Anatomy of Life follows the life of an unnamed poet from the age of 16 to 25, as he negotiates contemporary urban India. The poet has a quest to understand the human self, and he makes many surprising and illuminating discoveries along the way.
Anatomy of Life is organised in six thematic chapters: Seasons; Myriad Void; Circles and Spheres; Centre and Periphery; Balance; The Wheel. The chapters gradually draw these various themes together to reveal an invisible structure of life, one common to all humanity.
The poet is just sixteen when he moves to a new city with his recently-divorced mother. It is a new beginning; there is the promise of a new life away from endless domestic squabbles. But ghosts of the past still linger…

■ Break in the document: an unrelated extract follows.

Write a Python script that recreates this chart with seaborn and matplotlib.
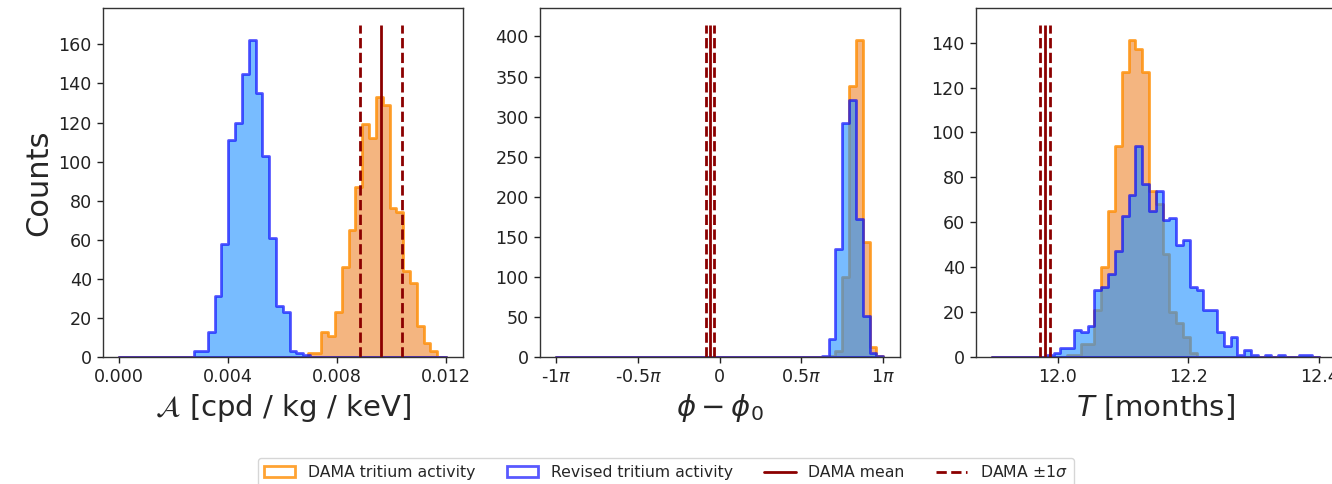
import numpy as np
import pandas as pd
import matplotlib
matplotlib.use("Agg")
import matplotlib.pyplot as plt
import seaborn as sns
from matplotlib.patches import Patch
from matplotlib.lines import Line2D

# ---------------------------------------------------------------------------
# Amplitude A [cpd/kg/keV]: counts per bin (bin width 0.00025)
amp_range = (0.0, 0.012)
amp_width = 0.00025
amp_dama_start = 0.00692
amp_dama_counts = [2, 2, 13, 11, 23, 46, 65, 87, 119, 112, 133, 129, 76, 74, 44, 38, 16, 7, 3]
amp_rev_start = 0.00275
amp_rev_counts = [3, 3, 13, 31, 58, 111, 120, 145, 162, 135, 103, 61, 26, 23, 3, 2, 1]
amp_dama_mean, amp_dama_sigma = 0.0096, 0.00077

# Phase phi - phi0 (units of pi): 48 bins over [-pi, pi]
phase_nbins = 48
phase_dama_first_bin = 40
phase_dama_counts = [1, 8, 100, 338, 395, 144, 13, 1]
phase_rev_first_bin = 39
phase_rev_counts = [1, 22, 135, 292, 321, 172, 51, 5, 1]
phase_dama_mean, phase_dama_sigma = -0.059, 0.0265

# Period T [months]: 48 bins over [11.9, 12.4]
period_range = (11.9, 12.4)
period_nbins = 48
period_dama_first_bin = 11
period_dama_counts = [1, 1, 6, 6, 21, 40, 65, 94, 127, 141, 137, 127, 74, 68, 46, 20, 15, 9, 2]
period_rev_first_bin = 8
period_rev_counts = [1, 2, 4, 4, 12, 11, 14, 30, 31, 37, 47, 63, 72, 94, 77, 65, 74, 61, 62,
                     50, 52, 31, 30, 21, 21, 11, 5, 9, 1, 3, 1, 0, 1, 0, 1, 0, 0, 1, 1]
period_dama_mean, period_dama_sigma = 11.98, 0.0075

phase_ticks = [-1.0, -0.5, 0.0, 0.5, 1.0]
phase_ticklabels = [r"-1$\pi$", r"-0.5$\pi$", "0", r"0.5$\pi$", r"1$\pi$"]

legend_labels = ["DAMA tritium activity", "Revised tritium activity", "DAMA mean", r"DAMA $\pm 1\sigma$"]
# ---------------------------------------------------------------------------

sns.set_style("ticks")
plt.rcParams.update({
    "font.family": ["DejaVu Sans"],
    "xtick.labelsize": 12.6,
    "ytick.labelsize": 12.6,
    "axes.edgecolor": "#333333",
    "axes.linewidth": 1.0,
    "xtick.color": "#222222",
    "ytick.color": "#222222",
    "mathtext.fontset": "dejavusans",
})

DAMA_FACE = (237 / 255, 133 / 255, 43 / 255, 0.6)
DAMA_EDGE = (1.0, 140 / 255, 0.0, 0.8)
REV_FACE = (30 / 255, 144 / 255, 1.0, 0.6)
REV_EDGE = (0.0, 0.0, 1.0, 0.65)
LINE_COLOR = "darkred"


def offset_edges(lo, hi, start, width, n):
    inner = start + width * np.arange(n + 1)
    return np.concatenate([[lo], inner, [hi]])


def padded(counts):
    return np.concatenate([[0], counts, [0]]).astype(float)


def grid_counts(nbins, first, counts):
    full = np.zeros(nbins)
    full[first:first + len(counts)] = counts
    return full


def draw_hist(ax, edges, counts, face, edge):
    edges = np.asarray(edges, dtype=float)
    table = pd.DataFrame({
        "value": 0.5 * (edges[:-1] + edges[1:]),
        "count": np.asarray(counts, dtype=float),
    })
    sns.histplot(data=table, x="value", weights="count", bins=[float(e) for e in edges],
                 element="step", fill=True, facecolor=face, edgecolor=edge,
                 linewidth=2, ax=ax)


def draw_dama(ax, mean, sigma, top):
    ax.vlines([mean], 0, top, colors=LINE_COLOR, linewidth=2, linestyles="solid")
    ax.vlines([mean - sigma, mean + sigma], 0, top, colors=LINE_COLOR, linewidth=2,
              linestyles="dashed")


W, H = 1332, 484
fig = plt.figure(figsize=(W / 100, H / 100), dpi=100)
bottom = (H - 357) / H
height = 349 / H
width = 359.5 / W
ax1 = fig.add_axes([103 / W, bottom, width, height])
ax2 = fig.add_axes([540 / W, bottom, width, height])
ax3 = fig.add_axes([976 / W, bottom, width, height])

# Amplitude panel
e_dama = offset_edges(*amp_range, amp_dama_start, amp_width, len(amp_dama_counts))
e_rev = offset_edges(*amp_range, amp_rev_start, amp_width, len(amp_rev_counts))
draw_hist(ax1, e_dama, padded(amp_dama_counts), DAMA_FACE, DAMA_EDGE)
draw_hist(ax1, e_rev, padded(amp_rev_counts), REV_FACE, REV_EDGE)
peak1 = max(max(amp_dama_counts), max(amp_rev_counts))
draw_dama(ax1, amp_dama_mean, amp_dama_sigma, 1.05 * peak1)
ax1.set_xticks([0.0, 0.004, 0.008, 0.012])
ax1.set_xticklabels(["0.000", "0.004", "0.008", "0.012"])
ax1.set_xlabel(r"$\mathcal{A}$ [cpd / kg / keV]", fontsize=21)
ax1.set_ylabel("Counts", fontsize=22)

# Phase panel (radians, labelled in units of pi)
pe = np.linspace(-np.pi, np.pi, phase_nbins + 1)
draw_hist(ax2, pe, grid_counts(phase_nbins, phase_dama_first_bin, phase_dama_counts),
          DAMA_FACE, DAMA_EDGE)
draw_hist(ax2, pe, grid_counts(phase_nbins, phase_rev_first_bin, phase_rev_counts),
          REV_FACE, REV_EDGE)
peak2 = max(max(phase_dama_counts), max(phase_rev_counts))
draw_dama(ax2, phase_dama_mean * np.pi, phase_dama_sigma * np.pi, 1.05 * peak2)
ax2.set_xticks(np.array(phase_ticks) * np.pi)
ax2.set_xticklabels(phase_ticklabels)
ax2.set_xlabel(r"$\phi - \phi_0$", fontsize=21)
ax2.set_ylabel("")

# Period panel
te = np.linspace(period_range[0], period_range[1], period_nbins + 1)
draw_hist(ax3, te, grid_counts(period_nbins, period_dama_first_bin, period_dama_counts),
          DAMA_FACE, DAMA_EDGE)
draw_hist(ax3, te, grid_counts(period_nbins, period_rev_first_bin, period_rev_counts),
          REV_FACE, REV_EDGE)
peak3 = max(max(period_dama_counts), max(period_rev_counts))
draw_dama(ax3, period_dama_mean, period_dama_sigma, 1.05 * peak3)
ax3.set_xticks([12.0, 12.2, 12.4])
ax3.set_xlabel(r"$T$ [months]", fontsize=21)
ax3.set_ylabel("")

for ax in (ax1, ax2, ax3):
    ax.tick_params(length=4.5, width=1)
    ax.margins(x=0.05, y=0.05)
    ax.set_ylim(bottom=0)

handles = [
    Patch(facecolor="none", edgecolor=DAMA_EDGE, linewidth=2),
    Patch(facecolor="none", edgecolor=REV_EDGE, linewidth=2),
    Line2D([], [], color=LINE_COLOR, linewidth=2, linestyle="-"),
    Line2D([], [], color=LINE_COLOR, linewidth=2, linestyle="--"),
]
fig.legend(handles, legend_labels, loc="upper center", bbox_to_anchor=(0.5, 1 - 458 / H),
           ncol=4, fontsize=11.3, frameon=True, borderaxespad=0.0)

fig.savefig("out.png", dpi=100)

The poet joins college, meets his first love, and makes new friends. In places as various as the balcony of a hotel in Benares, to the squalid room of a sex worker, he experiences moments of confusion, contemplation, ennui, ecstasy, happiness, and epiphany. Thoughtful, sensitive, and observant, his explorations take him beyond the physical world, into the realm of thought. He is relentless in his attempts to understand ideas: his own; his contemporaries'; those of the dead.
Devdan Chaudhuri says:
“I wanted to decipher and understand the fundamental design of the human self. If we don’t understand the self, we don’t understand ourselves, nor do we realise why we do, what to do. I consider my novel to be a contribution to what I term literature of inquest. I mean it attempts to decipher and understand something that is universal, and tries to offer fresh perspectives and insights, which will be useful to readers.
I discovered the structure of the novel, with six chapters pointing out an invisible design of life, while I was writing. And that structure determined how I wrote the story, what to put it and what to omit.”
Praise for Anatomy of Life
"A narrative that's shaped like a fable, but in which we recognise the various features of life in India today.” Amit Chaudhuri
“An unusual and readable chronicle of an abstract poet’s journey, veering from the salacious to the sacred.” Romesh Gunesekera.